(Charts and diagrams as code)

+ + + + + + +

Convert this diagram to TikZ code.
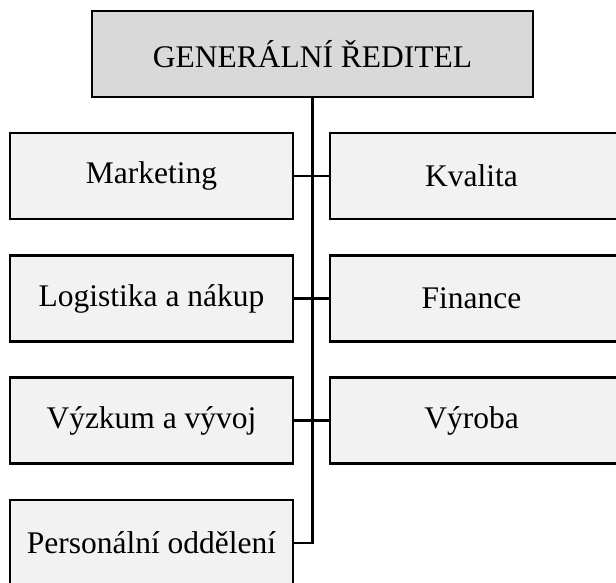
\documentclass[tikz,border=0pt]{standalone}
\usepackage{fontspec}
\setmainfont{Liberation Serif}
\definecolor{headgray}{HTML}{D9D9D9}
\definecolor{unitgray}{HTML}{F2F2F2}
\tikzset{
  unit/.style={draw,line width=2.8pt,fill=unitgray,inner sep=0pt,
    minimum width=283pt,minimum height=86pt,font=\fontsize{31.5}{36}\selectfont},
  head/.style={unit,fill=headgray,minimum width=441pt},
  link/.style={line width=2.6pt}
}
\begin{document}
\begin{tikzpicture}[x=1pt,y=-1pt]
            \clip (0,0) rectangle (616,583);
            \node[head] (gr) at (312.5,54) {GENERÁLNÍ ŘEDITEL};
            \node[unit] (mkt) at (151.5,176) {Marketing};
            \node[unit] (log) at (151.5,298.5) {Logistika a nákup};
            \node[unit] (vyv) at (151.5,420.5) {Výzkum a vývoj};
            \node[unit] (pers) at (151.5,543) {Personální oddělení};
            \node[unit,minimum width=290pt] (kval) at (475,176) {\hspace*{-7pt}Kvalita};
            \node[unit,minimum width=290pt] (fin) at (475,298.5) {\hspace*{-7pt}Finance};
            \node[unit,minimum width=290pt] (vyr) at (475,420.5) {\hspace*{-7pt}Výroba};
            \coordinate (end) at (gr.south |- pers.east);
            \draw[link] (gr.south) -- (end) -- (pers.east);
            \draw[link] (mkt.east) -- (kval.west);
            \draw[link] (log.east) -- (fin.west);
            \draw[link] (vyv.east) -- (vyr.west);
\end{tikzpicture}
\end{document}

+ + + + + + +

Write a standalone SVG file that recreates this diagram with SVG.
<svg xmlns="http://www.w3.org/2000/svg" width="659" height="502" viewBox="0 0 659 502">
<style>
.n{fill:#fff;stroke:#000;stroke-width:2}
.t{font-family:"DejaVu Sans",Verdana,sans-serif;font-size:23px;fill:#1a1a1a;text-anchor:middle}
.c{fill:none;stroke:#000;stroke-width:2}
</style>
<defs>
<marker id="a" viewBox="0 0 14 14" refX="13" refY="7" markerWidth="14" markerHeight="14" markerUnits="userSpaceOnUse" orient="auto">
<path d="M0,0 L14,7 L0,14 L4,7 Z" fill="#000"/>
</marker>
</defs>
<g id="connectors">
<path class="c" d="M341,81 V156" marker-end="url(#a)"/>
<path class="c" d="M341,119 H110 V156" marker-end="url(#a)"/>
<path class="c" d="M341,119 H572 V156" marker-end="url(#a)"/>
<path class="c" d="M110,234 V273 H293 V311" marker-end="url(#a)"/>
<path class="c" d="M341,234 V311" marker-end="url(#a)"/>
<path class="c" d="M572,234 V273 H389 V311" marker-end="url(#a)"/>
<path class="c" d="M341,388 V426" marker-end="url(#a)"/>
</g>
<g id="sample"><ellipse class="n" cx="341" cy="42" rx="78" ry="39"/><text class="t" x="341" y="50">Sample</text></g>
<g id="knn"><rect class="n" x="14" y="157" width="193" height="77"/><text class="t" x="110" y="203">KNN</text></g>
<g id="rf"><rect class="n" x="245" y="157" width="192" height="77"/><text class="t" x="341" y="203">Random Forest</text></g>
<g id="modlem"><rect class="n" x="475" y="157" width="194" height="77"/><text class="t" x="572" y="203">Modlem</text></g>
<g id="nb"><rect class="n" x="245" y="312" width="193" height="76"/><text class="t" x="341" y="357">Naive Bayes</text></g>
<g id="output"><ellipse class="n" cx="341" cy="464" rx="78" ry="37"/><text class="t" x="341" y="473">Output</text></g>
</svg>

+ + + + + + +

Among the entries above, identify all lines with "this" and copy them.

▶ Output below:
Convert this diagram to TikZ code.
Write a standalone SVG file that recreates this diagram with SVG.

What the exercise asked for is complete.